WORK TO BE COMPLETED:
Please write out the material that follows, exactly as it stands.

===============

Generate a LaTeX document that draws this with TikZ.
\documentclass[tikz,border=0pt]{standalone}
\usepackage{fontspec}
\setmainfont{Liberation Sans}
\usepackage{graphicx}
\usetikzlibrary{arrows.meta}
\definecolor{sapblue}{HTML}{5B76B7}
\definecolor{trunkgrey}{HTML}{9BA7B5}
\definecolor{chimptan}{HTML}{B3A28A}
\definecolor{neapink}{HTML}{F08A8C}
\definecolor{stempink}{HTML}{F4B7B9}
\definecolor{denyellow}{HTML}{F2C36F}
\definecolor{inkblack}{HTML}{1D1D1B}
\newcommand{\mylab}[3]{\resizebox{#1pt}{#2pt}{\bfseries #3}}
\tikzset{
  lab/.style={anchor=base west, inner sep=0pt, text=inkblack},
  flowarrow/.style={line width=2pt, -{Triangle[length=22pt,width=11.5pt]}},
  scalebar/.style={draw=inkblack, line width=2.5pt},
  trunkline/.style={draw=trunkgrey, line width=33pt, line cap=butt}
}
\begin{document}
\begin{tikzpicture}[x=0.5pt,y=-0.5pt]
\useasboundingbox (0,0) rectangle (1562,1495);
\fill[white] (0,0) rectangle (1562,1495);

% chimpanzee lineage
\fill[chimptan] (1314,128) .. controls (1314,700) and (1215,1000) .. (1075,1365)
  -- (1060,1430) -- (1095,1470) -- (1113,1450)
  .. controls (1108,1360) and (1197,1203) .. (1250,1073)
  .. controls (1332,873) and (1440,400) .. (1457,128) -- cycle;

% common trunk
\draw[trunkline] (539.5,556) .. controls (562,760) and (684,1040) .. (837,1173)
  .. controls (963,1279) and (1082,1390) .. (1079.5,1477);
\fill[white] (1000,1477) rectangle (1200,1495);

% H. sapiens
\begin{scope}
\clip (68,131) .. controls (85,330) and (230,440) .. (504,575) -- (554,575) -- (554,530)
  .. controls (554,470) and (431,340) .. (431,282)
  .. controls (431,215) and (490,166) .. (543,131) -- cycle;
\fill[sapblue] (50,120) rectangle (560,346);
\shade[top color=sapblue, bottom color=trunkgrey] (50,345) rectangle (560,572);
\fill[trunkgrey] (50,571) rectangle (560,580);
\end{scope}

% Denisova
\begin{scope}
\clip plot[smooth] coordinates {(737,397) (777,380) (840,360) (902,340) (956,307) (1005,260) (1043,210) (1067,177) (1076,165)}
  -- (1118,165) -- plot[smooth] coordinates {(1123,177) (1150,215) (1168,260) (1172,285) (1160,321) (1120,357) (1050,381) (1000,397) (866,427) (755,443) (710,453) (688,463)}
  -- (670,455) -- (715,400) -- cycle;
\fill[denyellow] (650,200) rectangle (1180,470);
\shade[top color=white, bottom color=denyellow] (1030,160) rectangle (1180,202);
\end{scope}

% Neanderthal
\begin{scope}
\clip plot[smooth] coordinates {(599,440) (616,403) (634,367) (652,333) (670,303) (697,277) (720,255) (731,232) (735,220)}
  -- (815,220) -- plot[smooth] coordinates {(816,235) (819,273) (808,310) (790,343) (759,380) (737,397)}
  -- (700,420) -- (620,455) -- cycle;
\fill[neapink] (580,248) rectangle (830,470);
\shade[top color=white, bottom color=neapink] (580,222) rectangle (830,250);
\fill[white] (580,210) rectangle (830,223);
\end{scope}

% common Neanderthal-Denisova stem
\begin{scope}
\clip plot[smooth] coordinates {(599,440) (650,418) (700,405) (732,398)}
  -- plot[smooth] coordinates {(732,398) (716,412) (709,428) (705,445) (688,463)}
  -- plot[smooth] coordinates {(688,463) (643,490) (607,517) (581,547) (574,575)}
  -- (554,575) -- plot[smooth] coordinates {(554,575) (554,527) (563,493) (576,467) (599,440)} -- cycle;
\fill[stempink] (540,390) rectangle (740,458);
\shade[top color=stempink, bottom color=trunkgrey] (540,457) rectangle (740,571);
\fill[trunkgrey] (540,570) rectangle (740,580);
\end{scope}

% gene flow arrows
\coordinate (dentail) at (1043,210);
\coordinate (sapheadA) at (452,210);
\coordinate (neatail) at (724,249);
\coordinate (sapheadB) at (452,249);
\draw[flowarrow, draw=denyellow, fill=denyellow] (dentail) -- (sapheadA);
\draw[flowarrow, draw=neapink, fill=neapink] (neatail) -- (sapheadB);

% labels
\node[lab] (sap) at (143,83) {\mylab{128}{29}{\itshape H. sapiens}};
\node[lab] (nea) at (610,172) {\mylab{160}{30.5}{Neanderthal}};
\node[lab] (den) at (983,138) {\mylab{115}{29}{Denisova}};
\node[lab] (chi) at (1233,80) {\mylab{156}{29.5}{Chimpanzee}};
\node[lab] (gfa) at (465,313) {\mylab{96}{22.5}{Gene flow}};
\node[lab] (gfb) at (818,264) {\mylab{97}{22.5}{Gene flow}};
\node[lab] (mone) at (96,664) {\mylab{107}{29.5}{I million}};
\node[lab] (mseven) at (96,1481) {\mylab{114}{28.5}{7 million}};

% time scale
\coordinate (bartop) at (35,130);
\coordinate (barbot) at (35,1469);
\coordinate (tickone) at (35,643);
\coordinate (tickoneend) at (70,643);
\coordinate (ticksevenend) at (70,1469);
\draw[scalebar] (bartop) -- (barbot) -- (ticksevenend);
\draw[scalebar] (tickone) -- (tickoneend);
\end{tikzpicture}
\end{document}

===============

EXERCISE SOLUTION:
Generate a LaTeX document that draws this with TikZ.
\documentclass[tikz,border=0pt]{standalone}
\usepackage{fontspec}
\setmainfont{Liberation Sans}
\usepackage{graphicx}
\usetikzlibrary{arrows.meta}
\definecolor{sapblue}{HTML}{5B76B7}
\definecolor{trunkgrey}{HTML}{9BA7B5}
\definecolor{chimptan}{HTML}{B3A28A}
\definecolor{neapink}{HTML}{F08A8C}
\definecolor{stempink}{HTML}{F4B7B9}
\definecolor{denyellow}{HTML}{F2C36F}
\definecolor{inkblack}{HTML}{1D1D1B}
\newcommand{\mylab}[3]{\resizebox{#1pt}{#2pt}{\bfseries #3}}
\tikzset{
  lab/.style={anchor=base west, inner sep=0pt, text=inkblack},
  flowarrow/.style={line width=2pt, -{Triangle[length=22pt,width=11.5pt]}},
  scalebar/.style={draw=inkblack, line width=2.5pt},
  trunkline/.style={draw=trunkgrey, line width=33pt, line cap=butt}
}
\begin{document}
\begin{tikzpicture}[x=0.5pt,y=-0.5pt]
\useasboundingbox (0,0) rectangle (1562,1495);
\fill[white] (0,0) rectangle (1562,1495);

% chimpanzee lineage
\fill[chimptan] (1314,128) .. controls (1314,700) and (1215,1000) .. (1075,1365)
  -- (1060,1430) -- (1095,1470) -- (1113,1450)
  .. controls (1108,1360) and (1197,1203) .. (1250,1073)
  .. controls (1332,873) and (1440,400) .. (1457,128) -- cycle;

% common trunk
\draw[trunkline] (539.5,556) .. controls (562,760) and (684,1040) .. (837,1173)
  .. controls (963,1279) and (1082,1390) .. (1079.5,1477);
\fill[white] (1000,1477) rectangle (1200,1495);

% H. sapiens
\begin{scope}
\clip (68,131) .. controls (85,330) and (230,440) .. (504,575) -- (554,575) -- (554,530)
  .. controls (554,470) and (431,340) .. (431,282)
  .. controls (431,215) and (490,166) .. (543,131) -- cycle;
\fill[sapblue] (50,120) rectangle (560,346);
\shade[top color=sapblue, bottom color=trunkgrey] (50,345) rectangle (560,572);
\fill[trunkgrey] (50,571) rectangle (560,580);
\end{scope}

% Denisova
\begin{scope}
\clip plot[smooth] coordinates {(737,397) (777,380) (840,360) (902,340) (956,307) (1005,260) (1043,210) (1067,177) (1076,165)}
  -- (1118,165) -- plot[smooth] coordinates {(1123,177) (1150,215) (1168,260) (1172,285) (1160,321) (1120,357) (1050,381) (1000,397) (866,427) (755,443) (710,453) (688,463)}
  -- (670,455) -- (715,400) -- cycle;
\fill[denyellow] (650,200) rectangle (1180,470);
\shade[top color=white, bottom color=denyellow] (1030,160) rectangle (1180,202);
\end{scope}

% Neanderthal
\begin{scope}
\clip plot[smooth] coordinates {(599,440) (616,403) (634,367) (652,333) (670,303) (697,277) (720,255) (731,232) (735,220)}
  -- (815,220) -- plot[smooth] coordinates {(816,235) (819,273) (808,310) (790,343) (759,380) (737,397)}
  -- (700,420) -- (620,455) -- cycle;
\fill[neapink] (580,248) rectangle (830,470);
\shade[top color=white, bottom color=neapink] (580,222) rectangle (830,250);
\fill[white] (580,210) rectangle (830,223);
\end{scope}

% common Neanderthal-Denisova stem
\begin{scope}
\clip plot[smooth] coordinates {(599,440) (650,418) (700,405) (732,398)}
  -- plot[smooth] coordinates {(732,398) (716,412) (709,428) (705,445) (688,463)}
  -- plot[smooth] coordinates {(688,463) (643,490) (607,517) (581,547) (574,575)}
  -- (554,575) -- plot[smooth] coordinates {(554,575) (554,527) (563,493) (576,467) (599,440)} -- cycle;
\fill[stempink] (540,390) rectangle (740,458);
\shade[top color=stempink, bottom color=trunkgrey] (540,457) rectangle (740,571);
\fill[trunkgrey] (540,570) rectangle (740,580);
\end{scope}

% gene flow arrows
\coordinate (dentail) at (1043,210);
\coordinate (sapheadA) at (452,210);
\coordinate (neatail) at (724,249);
\coordinate (sapheadB) at (452,249);
\draw[flowarrow, draw=denyellow, fill=denyellow] (dentail) -- (sapheadA);
\draw[flowarrow, draw=neapink, fill=neapink] (neatail) -- (sapheadB);

% labels
\node[lab] (sap) at (143,83) {\mylab{128}{29}{\itshape H. sapiens}};
\node[lab] (nea) at (610,172) {\mylab{160}{30.5}{Neanderthal}};
\node[lab] (den) at (983,138) {\mylab{115}{29}{Denisova}};
\node[lab] (chi) at (1233,80) {\mylab{156}{29.5}{Chimpanzee}};
\node[lab] (gfa) at (465,313) {\mylab{96}{22.5}{Gene flow}};
\node[lab] (gfb) at (818,264) {\mylab{97}{22.5}{Gene flow}};
\node[lab] (mone) at (96,664) {\mylab{107}{29.5}{I million}};
\node[lab] (mseven) at (96,1481) {\mylab{114}{28.5}{7 million}};

% time scale
\coordinate (bartop) at (35,130);
\coordinate (barbot) at (35,1469);
\coordinate (tickone) at (35,643);
\coordinate (tickoneend) at (70,643);
\coordinate (ticksevenend) at (70,1469);
\draw[scalebar] (bartop) -- (barbot) -- (ticksevenend);
\draw[scalebar] (tickone) -- (tickoneend);
\end{tikzpicture}
\end{document}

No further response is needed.